FEAST -狂宴-のべし酒のレビュー・感想・評価

FEAST -狂宴-(2022年製作の映画)
2.5
事故で一家の大黒柱を失ってしまった被害者遺族を、レストランを経営する加害者家族が使用人として雇い入れると。この粗筋とタイトル「狂宴」からは確実にエクストリームな内容を想像するじゃないですか。もう180度正反対の作品でしたね(笑)
まあなんとなく大まかなテーマは宗教的赦しなのかなと。

雇われた被害者遺族を代表する奥さんは加害者家族に対して、ラストは殆ど感謝といっていい思いを抱いている様に描写されることに衝撃。

恐らくだけど、加害者家族個人個人に触れて家族に対する愛情深さを知り、息子が抱える家族と一緒に過ごせない辛さも知り、自らに重ね合わせて共感したのかなと考えてそこは取り敢えず受容。

映画的葛藤としては実は事故の時に車を運転していた息子が被害者に謝りたいという気持ちをずっと抱えているという所が肝なんだろうけど。
息子が教会に行って懺悔の後に被害者奥さんに自分が犯人ですよと告白してしまうのは加害者側の気持ちとしては心地良く昇華しても、被害者側にとっては今更の告白を受けて「ふざけるな!」という話なのかと思いきや実はここがメインテーマ的であるというね。

そもそも事故を起こした後に被害者を放置して逃亡し弁護士に「自首した方がいいよ」と言われたのに出来れば起訴されたくないとか言って逃げる気満々だし、そのくせ治療代を実名で払い込むとかは作品的整合性もメチャクチャなんだけど…。

諸々飲み込んだとしてのラストの宴。一家の長が服役から戻ってきてめでたさ全開の加害者家族の様子に同調して喜びを見せる被害者遺族は話として受容するけど、共に食すのかと思えばあくまで給仕する側のままなのは流石に疑問符。

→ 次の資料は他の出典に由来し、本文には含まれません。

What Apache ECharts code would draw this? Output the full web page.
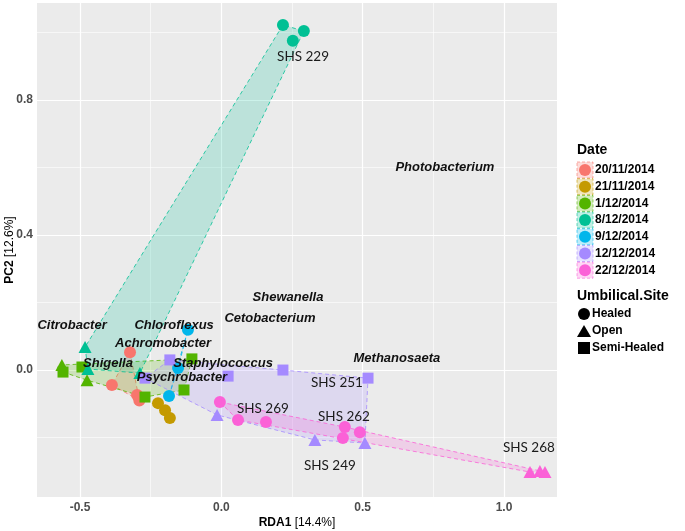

フィリピンが現在どんな社会なのかよく知らないんだけど、そういった社会的格差に対しての問題意識はないのかなと。
更にかなり宗教に支配されているのかそれともたまたま今作は宗教色が強かったのかなとか。

まあ宗教的には一見良さげな話に見えないこともないとしてその実、社会格差に対する批判要素ゼロが現れているのがタイトルの「狂」という話であるなら笑えるんだけどね。